-- BEGIN Entries shown --

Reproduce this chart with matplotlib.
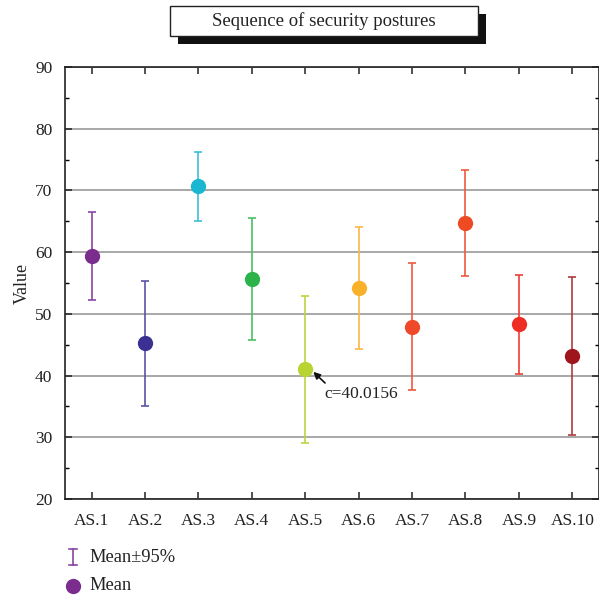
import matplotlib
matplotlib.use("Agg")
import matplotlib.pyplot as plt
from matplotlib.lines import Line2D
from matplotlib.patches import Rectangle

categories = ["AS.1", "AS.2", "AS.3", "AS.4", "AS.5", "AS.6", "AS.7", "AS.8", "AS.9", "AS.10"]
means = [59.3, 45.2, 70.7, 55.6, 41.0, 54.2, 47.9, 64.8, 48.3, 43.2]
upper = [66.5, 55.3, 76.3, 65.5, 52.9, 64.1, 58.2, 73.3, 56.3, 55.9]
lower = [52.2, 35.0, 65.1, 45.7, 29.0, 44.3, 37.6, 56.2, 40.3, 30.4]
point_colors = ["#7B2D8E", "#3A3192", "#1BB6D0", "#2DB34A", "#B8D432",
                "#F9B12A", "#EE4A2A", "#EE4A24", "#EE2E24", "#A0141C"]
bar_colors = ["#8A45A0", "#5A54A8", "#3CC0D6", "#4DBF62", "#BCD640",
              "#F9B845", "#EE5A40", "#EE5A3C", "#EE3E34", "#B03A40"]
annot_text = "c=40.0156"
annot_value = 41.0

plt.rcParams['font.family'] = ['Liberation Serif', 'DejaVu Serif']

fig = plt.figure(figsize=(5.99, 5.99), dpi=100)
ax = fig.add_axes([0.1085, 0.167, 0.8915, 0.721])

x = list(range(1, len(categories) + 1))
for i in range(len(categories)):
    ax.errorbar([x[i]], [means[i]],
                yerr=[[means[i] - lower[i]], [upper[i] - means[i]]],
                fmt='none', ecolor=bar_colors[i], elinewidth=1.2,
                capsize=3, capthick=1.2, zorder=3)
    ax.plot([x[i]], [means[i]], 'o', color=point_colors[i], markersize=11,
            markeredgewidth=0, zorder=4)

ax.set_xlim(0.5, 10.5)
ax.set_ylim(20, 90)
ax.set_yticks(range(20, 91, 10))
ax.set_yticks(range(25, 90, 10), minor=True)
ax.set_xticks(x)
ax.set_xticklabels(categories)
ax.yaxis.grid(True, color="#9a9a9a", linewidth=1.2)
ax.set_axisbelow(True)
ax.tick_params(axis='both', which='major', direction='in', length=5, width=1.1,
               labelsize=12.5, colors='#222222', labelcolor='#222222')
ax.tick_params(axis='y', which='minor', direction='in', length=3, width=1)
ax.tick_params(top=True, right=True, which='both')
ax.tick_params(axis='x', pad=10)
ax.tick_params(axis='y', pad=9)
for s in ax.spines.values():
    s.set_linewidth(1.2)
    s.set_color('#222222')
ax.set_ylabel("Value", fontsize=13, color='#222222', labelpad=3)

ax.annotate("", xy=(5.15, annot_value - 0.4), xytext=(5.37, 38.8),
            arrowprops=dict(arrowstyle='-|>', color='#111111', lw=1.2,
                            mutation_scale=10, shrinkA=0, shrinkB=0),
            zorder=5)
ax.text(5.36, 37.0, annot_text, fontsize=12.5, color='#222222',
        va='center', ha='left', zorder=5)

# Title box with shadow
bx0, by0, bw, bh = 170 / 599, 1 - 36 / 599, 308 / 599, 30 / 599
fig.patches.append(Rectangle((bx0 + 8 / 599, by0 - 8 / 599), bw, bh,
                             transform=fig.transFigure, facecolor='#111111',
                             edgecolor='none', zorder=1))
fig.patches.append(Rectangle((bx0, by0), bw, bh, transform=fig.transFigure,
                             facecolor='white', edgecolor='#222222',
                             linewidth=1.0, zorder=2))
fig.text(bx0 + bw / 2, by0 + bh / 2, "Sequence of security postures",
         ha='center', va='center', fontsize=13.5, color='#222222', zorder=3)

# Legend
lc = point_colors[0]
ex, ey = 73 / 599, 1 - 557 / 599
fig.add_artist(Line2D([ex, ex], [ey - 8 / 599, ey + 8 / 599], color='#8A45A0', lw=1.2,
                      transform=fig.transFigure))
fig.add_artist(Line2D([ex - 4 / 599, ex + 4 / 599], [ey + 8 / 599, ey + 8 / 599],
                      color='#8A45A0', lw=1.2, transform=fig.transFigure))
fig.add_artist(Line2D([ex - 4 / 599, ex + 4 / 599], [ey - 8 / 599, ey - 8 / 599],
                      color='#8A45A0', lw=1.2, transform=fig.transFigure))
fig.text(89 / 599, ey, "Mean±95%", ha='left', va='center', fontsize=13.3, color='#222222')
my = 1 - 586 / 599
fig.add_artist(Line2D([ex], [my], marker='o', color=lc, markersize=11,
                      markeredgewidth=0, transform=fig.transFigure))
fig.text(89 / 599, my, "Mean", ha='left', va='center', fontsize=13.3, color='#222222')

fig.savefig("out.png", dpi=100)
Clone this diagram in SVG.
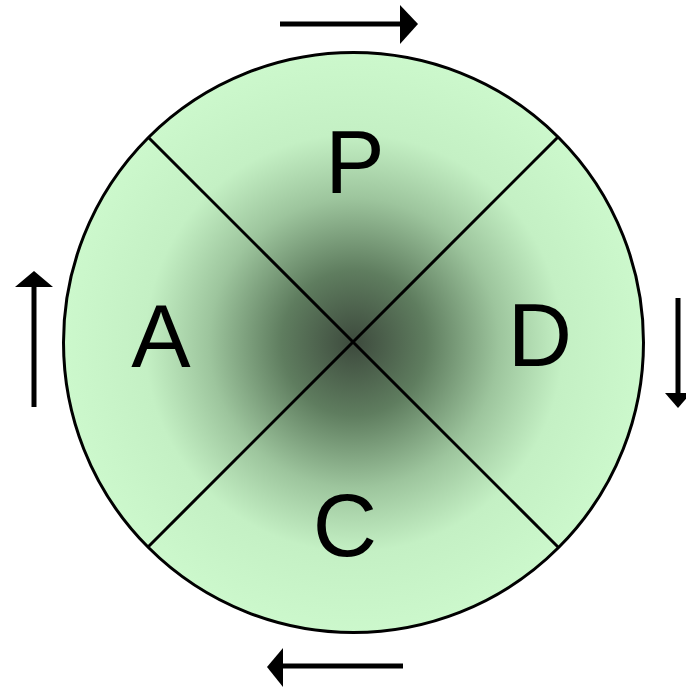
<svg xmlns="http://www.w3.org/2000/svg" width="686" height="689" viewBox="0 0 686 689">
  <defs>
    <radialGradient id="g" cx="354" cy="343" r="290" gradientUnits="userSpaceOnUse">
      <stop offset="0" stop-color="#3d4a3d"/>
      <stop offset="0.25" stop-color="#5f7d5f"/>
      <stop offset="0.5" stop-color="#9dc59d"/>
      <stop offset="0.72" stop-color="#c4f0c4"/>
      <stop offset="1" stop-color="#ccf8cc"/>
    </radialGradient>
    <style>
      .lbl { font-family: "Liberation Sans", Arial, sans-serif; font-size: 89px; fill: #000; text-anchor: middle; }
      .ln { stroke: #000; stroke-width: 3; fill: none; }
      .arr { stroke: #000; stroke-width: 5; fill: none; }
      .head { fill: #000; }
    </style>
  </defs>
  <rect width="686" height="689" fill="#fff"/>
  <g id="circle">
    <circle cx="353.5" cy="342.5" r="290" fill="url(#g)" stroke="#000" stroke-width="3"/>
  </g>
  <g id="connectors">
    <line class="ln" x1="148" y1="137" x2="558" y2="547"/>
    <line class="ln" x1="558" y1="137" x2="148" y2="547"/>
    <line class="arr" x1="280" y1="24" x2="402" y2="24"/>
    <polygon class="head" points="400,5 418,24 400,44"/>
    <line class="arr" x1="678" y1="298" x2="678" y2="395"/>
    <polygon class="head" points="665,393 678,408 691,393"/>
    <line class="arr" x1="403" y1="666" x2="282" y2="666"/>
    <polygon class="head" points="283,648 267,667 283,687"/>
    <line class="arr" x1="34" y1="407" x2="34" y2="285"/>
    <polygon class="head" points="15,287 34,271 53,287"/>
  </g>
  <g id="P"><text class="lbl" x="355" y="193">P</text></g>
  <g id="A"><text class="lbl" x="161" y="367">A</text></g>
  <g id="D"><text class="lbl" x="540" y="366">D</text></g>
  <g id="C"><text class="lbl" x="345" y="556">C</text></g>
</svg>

-- END Entries shown --

● **Job**
Working from the material above, transcribe it exactly while omitting pictures.

● **Written solution**
Reproduce this chart with matplotlib.
import matplotlib
matplotlib.use("Agg")
import matplotlib.pyplot as plt
from matplotlib.lines import Line2D
from matplotlib.patches import Rectangle

categories = ["AS.1", "AS.2", "AS.3", "AS.4", "AS.5", "AS.6", "AS.7", "AS.8", "AS.9", "AS.10"]
means = [59.3, 45.2, 70.7, 55.6, 41.0, 54.2, 47.9, 64.8, 48.3, 43.2]
upper = [66.5, 55.3, 76.3, 65.5, 52.9, 64.1, 58.2, 73.3, 56.3, 55.9]
lower = [52.2, 35.0, 65.1, 45.7, 29.0, 44.3, 37.6, 56.2, 40.3, 30.4]
point_colors = ["#7B2D8E", "#3A3192", "#1BB6D0", "#2DB34A", "#B8D432",
                "#F9B12A", "#EE4A2A", "#EE4A24", "#EE2E24", "#A0141C"]
bar_colors = ["#8A45A0", "#5A54A8", "#3CC0D6", "#4DBF62", "#BCD640",
              "#F9B845", "#EE5A40", "#EE5A3C", "#EE3E34", "#B03A40"]
annot_text = "c=40.0156"
annot_value = 41.0

plt.rcParams['font.family'] = ['Liberation Serif', 'DejaVu Serif']

fig = plt.figure(figsize=(5.99, 5.99), dpi=100)
ax = fig.add_axes([0.1085, 0.167, 0.8915, 0.721])

x = list(range(1, len(categories) + 1))
for i in range(len(categories)):
    ax.errorbar([x[i]], [means[i]],
                yerr=[[means[i] - lower[i]], [upper[i] - means[i]]],
                fmt='none', ecolor=bar_colors[i], elinewidth=1.2,
                capsize=3, capthick=1.2, zorder=3)
    ax.plot([x[i]], [means[i]], 'o', color=point_colors[i], markersize=11,
            markeredgewidth=0, zorder=4)

ax.set_xlim(0.5, 10.5)
ax.set_ylim(20, 90)
ax.set_yticks(range(20, 91, 10))
ax.set_yticks(range(25, 90, 10), minor=True)
ax.set_xticks(x)
ax.set_xticklabels(categories)
ax.yaxis.grid(True, color="#9a9a9a", linewidth=1.2)
ax.set_axisbelow(True)
ax.tick_params(axis='both', which='major', direction='in', length=5, width=1.1,
               labelsize=12.5, colors='#222222', labelcolor='#222222')
ax.tick_params(axis='y', which='minor', direction='in', length=3, width=1)
ax.tick_params(top=True, right=True, which='both')
ax.tick_params(axis='x', pad=10)
ax.tick_params(axis='y', pad=9)
for s in ax.spines.values():
    s.set_linewidth(1.2)
    s.set_color('#222222')
ax.set_ylabel("Value", fontsize=13, color='#222222', labelpad=3)

ax.annotate("", xy=(5.15, annot_value - 0.4), xytext=(5.37, 38.8),
            arrowprops=dict(arrowstyle='-|>', color='#111111', lw=1.2,
                            mutation_scale=10, shrinkA=0, shrinkB=0),
            zorder=5)
ax.text(5.36, 37.0, annot_text, fontsize=12.5, color='#222222',
        va='center', ha='left', zorder=5)

# Title box with shadow
bx0, by0, bw, bh = 170 / 599, 1 - 36 / 599, 308 / 599, 30 / 599
fig.patches.append(Rectangle((bx0 + 8 / 599, by0 - 8 / 599), bw, bh,
                             transform=fig.transFigure, facecolor='#111111',
                             edgecolor='none', zorder=1))
fig.patches.append(Rectangle((bx0, by0), bw, bh, transform=fig.transFigure,
                             facecolor='white', edgecolor='#222222',
                             linewidth=1.0, zorder=2))
fig.text(bx0 + bw / 2, by0 + bh / 2, "Sequence of security postures",
         ha='center', va='center', fontsize=13.5, color='#222222', zorder=3)

# Legend
lc = point_colors[0]
ex, ey = 73 / 599, 1 - 557 / 599
fig.add_artist(Line2D([ex, ex], [ey - 8 / 599, ey + 8 / 599], color='#8A45A0', lw=1.2,
                      transform=fig.transFigure))
fig.add_artist(Line2D([ex - 4 / 599, ex + 4 / 599], [ey + 8 / 599, ey + 8 / 599],
                      color='#8A45A0', lw=1.2, transform=fig.transFigure))
fig.add_artist(Line2D([ex - 4 / 599, ex + 4 / 599], [ey - 8 / 599, ey - 8 / 599],
                      color='#8A45A0', lw=1.2, transform=fig.transFigure))
fig.text(89 / 599, ey, "Mean±95%", ha='left', va='center', fontsize=13.3, color='#222222')
my = 1 - 586 / 599
fig.add_artist(Line2D([ex], [my], marker='o', color=lc, markersize=11,
                      markeredgewidth=0, transform=fig.transFigure))
fig.text(89 / 599, my, "Mean", ha='left', va='center', fontsize=13.3, color='#222222')

fig.savefig("out.png", dpi=100)
Clone this diagram in SVG.
<svg xmlns="http://www.w3.org/2000/svg" width="686" height="689" viewBox="0 0 686 689">
  <defs>
    <radialGradient id="g" cx="354" cy="343" r="290" gradientUnits="userSpaceOnUse">
      <stop offset="0" stop-color="#3d4a3d"/>
      <stop offset="0.25" stop-color="#5f7d5f"/>
      <stop offset="0.5" stop-color="#9dc59d"/>
      <stop offset="0.72" stop-color="#c4f0c4"/>
      <stop offset="1" stop-color="#ccf8cc"/>
    </radialGradient>
    <style>
      .lbl { font-family: "Liberation Sans", Arial, sans-serif; font-size: 89px; fill: #000; text-anchor: middle; }
      .ln { stroke: #000; stroke-width: 3; fill: none; }
      .arr { stroke: #000; stroke-width: 5; fill: none; }
      .head { fill: #000; }
    </style>
  </defs>
  <rect width="686" height="689" fill="#fff"/>
  <g id="circle">
    <circle cx="353.5" cy="342.5" r="290" fill="url(#g)" stroke="#000" stroke-width="3"/>
  </g>
  <g id="connectors">
    <line class="ln" x1="148" y1="137" x2="558" y2="547"/>
    <line class="ln" x1="558" y1="137" x2="148" y2="547"/>
    <line class="arr" x1="280" y1="24" x2="402" y2="24"/>
    <polygon class="head" points="400,5 418,24 400,44"/>
    <line class="arr" x1="678" y1="298" x2="678" y2="395"/>
    <polygon class="head" points="665,393 678,408 691,393"/>
    <line class="arr" x1="403" y1="666" x2="282" y2="666"/>
    <polygon class="head" points="283,648 267,667 283,687"/>
    <line class="arr" x1="34" y1="407" x2="34" y2="285"/>
    <polygon class="head" points="15,287 34,271 53,287"/>
  </g>
  <g id="P"><text class="lbl" x="355" y="193">P</text></g>
  <g id="A"><text class="lbl" x="161" y="367">A</text></g>
  <g id="D"><text class="lbl" x="540" y="366">D</text></g>
  <g id="C"><text class="lbl" x="345" y="556">C</text></g>
</svg>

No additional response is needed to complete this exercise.